Rudolf Belling was born in Berlin in 1886. After an apprenticeship as a businessman, Belling trained as a modeller for small sculptures and arts and crafts at the "Fortbildungs- und Handwerkerschule" in Berlin between 1905 and 1907. In 1911 he decided to lend an academic base to his autodidactically continued studies as a sculptor and was admitted to study under Professor Peter Breuer at the Berlin art academy without preliminary studies. Alongside Mies van der Rohe, Max Pechstein and Cesar Klein, Rudolf Belling was one of the founders of the artists' association "Novembergruppe" in Berlin, whose chairman he was until 1932.
In 1919 Belling produced his famous sculpture "Dreiklang"', the first non-figurative abstract sculpture in the German-speaking world. Following the abstract and constructivist pieces of his early works, a series of important plastic pictures appeared between 1926 and 1932, including the caricuture-like portrait of the famous art dealer Alfred Flechtheim (1927) and the portrait of German foreign minister Gustav Stresemann (1932).
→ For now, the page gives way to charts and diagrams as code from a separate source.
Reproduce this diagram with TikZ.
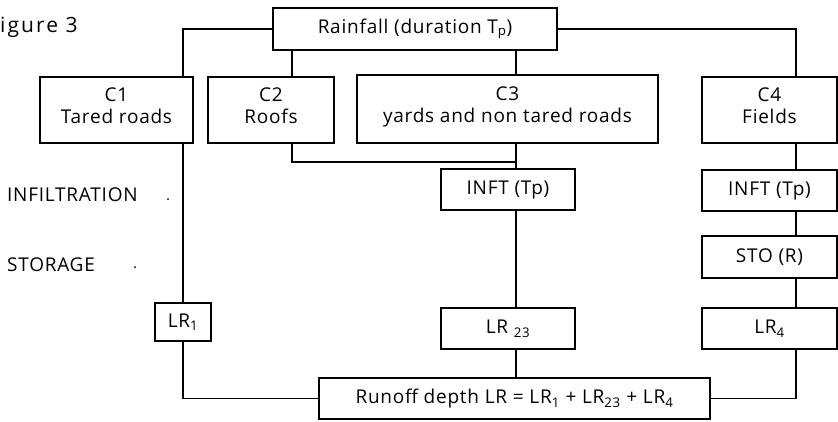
\documentclass[tikz,border=0pt]{standalone}
\usepackage{fontspec}
\setmainfont[LetterSpace=4]{Open Sans}
\newfontfamily\capfont[LetterSpace=10]{Open Sans}
\begin{document}
\begin{tikzpicture}[x=1pt,y=-1pt,
  bx/.style={draw, line width=1.1pt, inner sep=0pt, align=center,
    font=\fontsize{19}{22}\selectfont},
  lbl/.style={inner sep=0pt, font=\fontsize{19}{22}\selectfont},
  ln/.style={line width=1.1pt}]
\useasboundingbox (0,0) rectangle (838,421);
\clip (0,0) rectangle (838,421);
% column coordinates
\coordinate (c1x) at (183,0);
\coordinate (c2x) at (292,0);
\coordinate (c3x) at (516,0);
\coordinate (c4x) at (796,0);
\coordinate (j23) at (516,162);
% nodes
\node[lbl, anchor=base west, font=\capfont\fontsize{21}{24}\selectfont] (fig) at (-13,32) {Figure 3};
\node[bx, minimum width=284pt, minimum height=42pt] (rain) at (415,29) {Rainfall (duration T\textsubscript{p})};
\node[bx, minimum width=153pt, minimum height=66pt] (c1) at (116.5,110) {C1\\Tared roads\\[-14pt]\mbox{}};
\node[bx, minimum width=126pt, minimum height=66pt] (c2) at (271,110) {C2\\Roofs\\[-14pt]\mbox{}};
\node[bx, minimum width=301pt, minimum height=68pt] (c3) at (507.5,109) {C3\\yards and non tared roads\\[-14pt]\mbox{}};
\node[bx, minimum width=135pt, minimum height=66pt] (c4) at (769.5,110) {C4\\Fields\\[-14pt]\mbox{}};
\node[bx, minimum width=134pt, minimum height=41pt] (inft3) at (508,189.5) {INFT (Tp)};
\node[bx, minimum width=135pt, minimum height=41pt] (inft4) at (769.5,190.5) {INFT (Tp)};
\node[bx, minimum width=135pt, minimum height=42pt] (sto) at (769.5,257) {STO (R)};
\node[bx, minimum width=56pt, minimum height=38pt] (lr1) at (183,322) {LR\textsubscript{1}};
\node[bx, minimum width=134pt, minimum height=41pt] (lr23) at (508,328.5) {LR \textsubscript{23}};
\node[bx, minimum width=135pt, minimum height=41pt] (lr4) at (769.5,328.5) {LR\textsubscript{4}};
\node[bx, minimum width=391pt, minimum height=41pt] (run) at (514.5,398.5) {Runoff depth LR = LR\textsubscript{1} + LR\textsubscript{23} + LR\textsubscript{4}};
\node[lbl, anchor=west] (infl) at (7,195) {INFILTRATION};
\node[lbl, anchor=west] (stol) at (7,265) {STORAGE};
\fill (168,199) circle (1pt);
\fill (135,267) circle (1pt);
% connectors
\draw[ln] (rain.west) -- (rain.west -| c1x) -- (c1x |- c1.north);
\draw[ln] (rain.south -| c2x) -- (c2x |- c2.north);
\draw[ln] (rain.south -| c3x) -- (c3x |- c3.north);
\draw[ln] (rain.east) -- (rain.east -| c4x) -- (c4x |- c4.north);
\draw[ln] (c1x |- c1.south) -- (lr1.north);
\draw[ln] (c2x |- c2.south) -- (c2x |- j23) -- (j23);
\draw[ln] (c3x |- c3.south) -- (c3x |- inft3.north);
\draw[ln] (c3x |- inft3.south) -- (c3x |- lr23.north);
\draw[ln] (c3x |- lr23.south) -- (c3x |- run.north);
\draw[ln] (c4x |- c4.south) -- (c4x |- inft4.north);
\draw[ln] (c4x |- inft4.south) -- (c4x |- sto.north);
\draw[ln] (c4x |- sto.south) -- (c4x |- lr4.north);
\draw[ln] (c4x |- lr4.south) -- (c4x |- run.east) -- (run.east);
\draw[ln] (lr1.south) -- (lr1.south |- run.west) -- (run.west);
\end{tikzpicture}
\end{document}
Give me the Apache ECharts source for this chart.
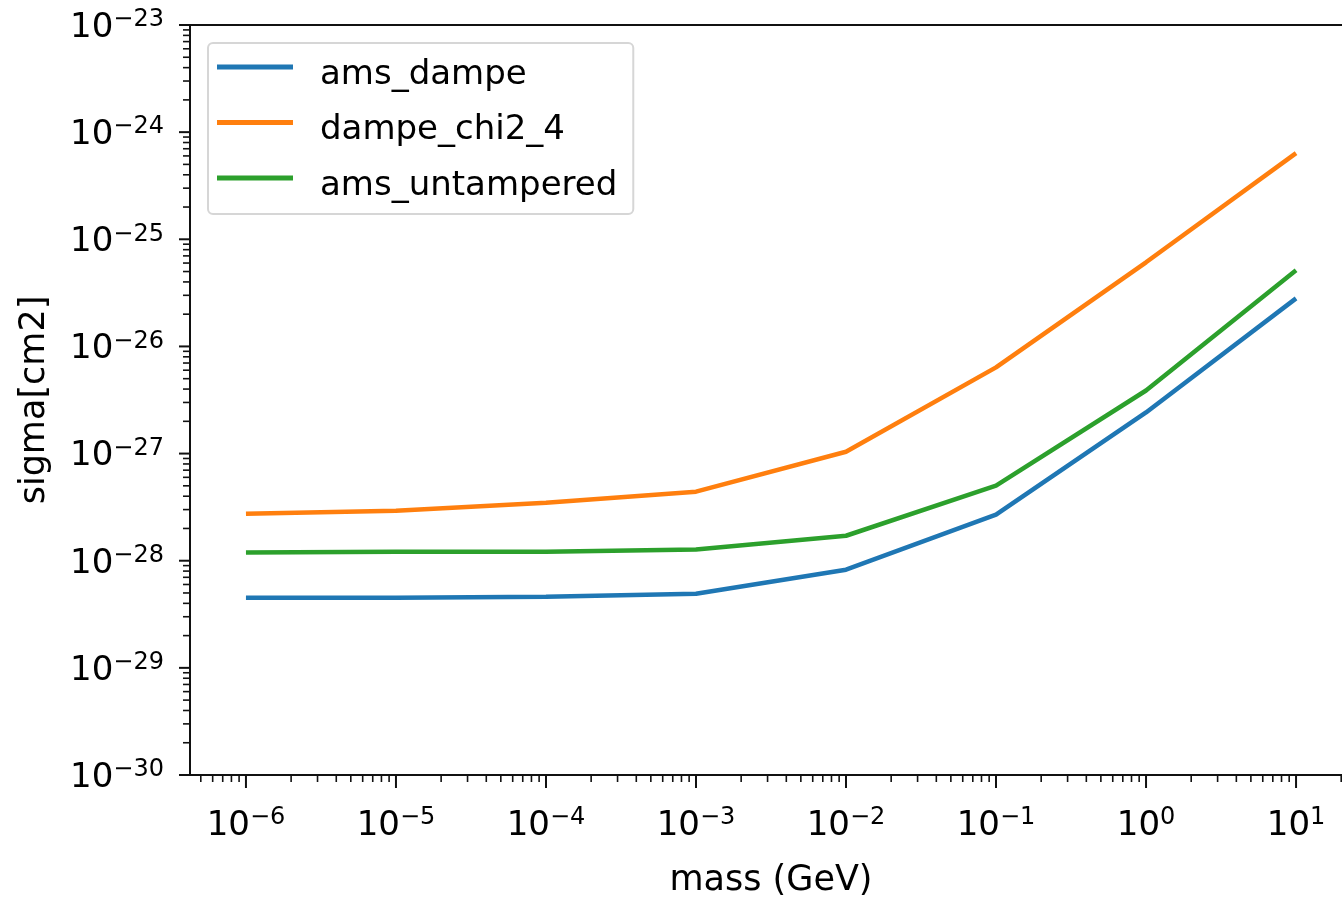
<!DOCTYPE html>
<html>
<head>
<meta charset="utf-8">
<title>sigma vs mass</title>
<script src="https://cdn.jsdelivr.net/npm/echarts@6/dist/echarts.min.js"></script>
<style>
  html, body { margin: 0; padding: 0; background: #fff; }
  #chart { width: 1342px; height: 898px; }
</style>
</head>
<body>
<div id="chart"></div>
<script>
// Masses (GeV) at which each limit curve was evaluated
const mass = [1e-6, 1e-5, 1e-4, 1e-3, 1e-2, 1e-1, 1, 10];

// Cross-section limits sigma [cm^2]
const amsDampe      = [4.51e-29, 4.51e-29, 4.61e-29, 4.92e-29, 8.24e-29, 2.69e-28, 2.42e-27, 2.81e-26];
const dampeChi2_4   = [2.75e-28, 2.93e-28, 3.48e-28, 4.41e-28, 1.04e-27, 6.37e-27, 6.10e-26, 6.37e-25];
const amsUntampered = [1.19e-28, 1.21e-28, 1.21e-28, 1.27e-28, 1.71e-28, 5.03e-28, 3.88e-27, 5.13e-26];

const seriesNames = ['ams_dampe', 'dampe_chi2_4', 'ams_untampered'];
const seriesColors = ['#1f77b4', '#ff7f0e', '#2ca02c'];

// x: log axis on mass; y: decades of sigma (log10 of cm^2), since values
// near 1e-30 are below the precision the log scale keeps.
const X_MIN = Math.pow(10, -6.373), X_MAX = Math.pow(10, 1.373);
const Y_DEC_MIN = -30, Y_DEC_MAX = -23;

const FONT = 'DejaVu Sans';

// Tick marks: decades plus 2..9 minor steps
const tickData = [];
for (let p = -7; p <= 1; p++) {
  for (let m = 1; m <= 9; m++) {
    const v = m * Math.pow(10, p);
    if (v < X_MIN || v > X_MAX) continue;
    tickData.push([v, Y_DEC_MIN, 0, m === 1 ? 13 : 7, m === 1 ? 2 : 1.6]);
  }
}
for (let p = Y_DEC_MIN; p < Y_DEC_MAX + 1; p++) {
  for (let m = 1; m <= 9; m++) {
    const d = p + Math.log10(m);
    if (d > Y_DEC_MAX + 1e-9) continue;
    tickData.push([X_MIN, d, 1, m === 1 ? 11 : 7, m === 1 ? 2 : 1.6]);
  }
}

function supLabel(exp) {
  const sup = exp < 0 ? '\u2212' + Math.abs(exp) : String(exp);
  return '{b|10}{s|' + sup + '}';
}
function xLabel(value) {
  const e = Math.log10(value);
  const r = Math.round(e);
  return Math.abs(e - r) > 1e-6 ? '' : supLabel(r);
}
function yLabel(value) {
  const r = Math.round(value);
  return Math.abs(value - r) > 1e-6 ? '' : supLabel(r);
}

const labelRich = {
  b: { fontFamily: FONT, fontSize: 34, color: '#000', padding: [6, 0, 0, 0] },
  s: { fontFamily: FONT, fontSize: 24, color: '#000', padding: [6, 0, 16, 0] }
};

const chart = echarts.init(document.getElementById('chart'));

const curves = [amsDampe, dampeChi2_4, amsUntampered];
const lineSeries = seriesNames.map((name, i) => ({
  name: name,
  type: 'line',
  data: mass.map((m, k) => [m, Math.log10(curves[i][k])]),
  showSymbol: false,
  symbol: 'none',
  lineStyle: { color: seriesColors[i], width: 4.5 },
  itemStyle: { color: seriesColors[i] },
  z: 3 + i,
  silent: true
}));

chart.setOption({
  animation: false,
  backgroundColor: '#fff',
  grid: {
    left: 190, top: 25, width: 1162, height: 750,
    containLabel: false, outerBoundsMode: 'none',
    show: true, borderColor: '#111', borderWidth: 2, backgroundColor: 'transparent'
  },
  legend: {
    data: seriesNames,
    orient: 'vertical',
    left: 208, top: 43,
    padding: [15, 16, 11, 9],
    itemGap: 21.5,
    itemWidth: 76, itemHeight: 5,
    icon: 'rect',
    borderColor: '#d6d6d6', borderWidth: 2, borderRadius: 5,
    backgroundColor: '#fff',
    formatter: '{n|{name}}',
    textStyle: {
      rich: { n: { fontFamily: FONT, fontSize: 34, color: '#000', padding: [16, 0, 0, 22] } }
    },
    selectedMode: false
  },
  xAxis: {
    type: 'log', logBase: 10,
    min: X_MIN, max: X_MAX,
    name: 'mass (GeV)', nameLocation: 'middle', nameGap: 88,
    nameTextStyle: { fontFamily: FONT, fontSize: 35, color: '#000' },
    axisLine: { show: false },
    axisTick: { show: false },
    splitLine: { show: false },
    axisLabel: { margin: 25, formatter: xLabel, rich: labelRich }
  },
  yAxis: {
    type: 'value',
    min: Y_DEC_MIN, max: Y_DEC_MAX, interval: 1,
    name: 'sigma[cm2]', nameLocation: 'middle', nameGap: 138, nameRotate: 90,
    nameTextStyle: { fontFamily: FONT, fontSize: 35, color: '#000' },
    axisLine: { show: false },
    axisTick: { show: false },
    splitLine: { show: false },
    axisLabel: { margin: 26, formatter: yLabel, rich: labelRich }
  },
  series: lineSeries.concat([{
    type: 'custom',
    name: 'ticks',
    silent: true,
    clip: false,
    z: 10,
    encode: { x: 0, y: 1 },
    data: tickData,
    renderItem: function (params, api) {
      const p = api.coord([api.value(0), api.value(1)]);
      const kind = api.value(2), len = api.value(3), w = api.value(4);
      const shape = kind === 0
        ? { x1: p[0], y1: p[1], x2: p[0], y2: p[1] + len }
        : { x1: p[0], y1: p[1], x2: p[0] - len, y2: p[1] };
      return { type: 'line', shape: shape, style: { stroke: '#111', lineWidth: w } };
    }
  }])
});
</script>
</body>
</html>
In 1931 Rudolf Belling became a member of the "Preussische Akademie der Künste" in Berlin. In 1935 on the occasion of his first solo exhibition Belling was invited to New York and given the opportunity to teach at a private art school.
In 1936 Belling returned to Berlin, but the political situation forced him to leave his home country again. When the Nazi's denounced his work as "degenerate", Belling was forced to leave the "Preussische Akademie der Künste".
Many of his works were melted down and many drafts and original models were lost. In 1937 Rudolf Belling accepted the offer of the Turkish government to work as a professor and head of the department of sculpting at the Istanbul art academy. He turned to a naturalistic-classic style of work, but also continued to create purely abstract work.
Against his hopes, he was at first not able to return to Berlin after 1945. In 1955 Belling received the "Großes Bundesverdienstkreuz", followed by the "Berliner Kunstpreis" in 1961.
At the age of eighty he returned to Germany in 1966, where he lived in Krailling near Munich. In the last year before his death, Belling created the bronze "Blütenmotiv als Friedenssymbol" for the Olympic grounds in Munich.
Even though it was not erected, it became the international landmark of the 1972 Olympic Games.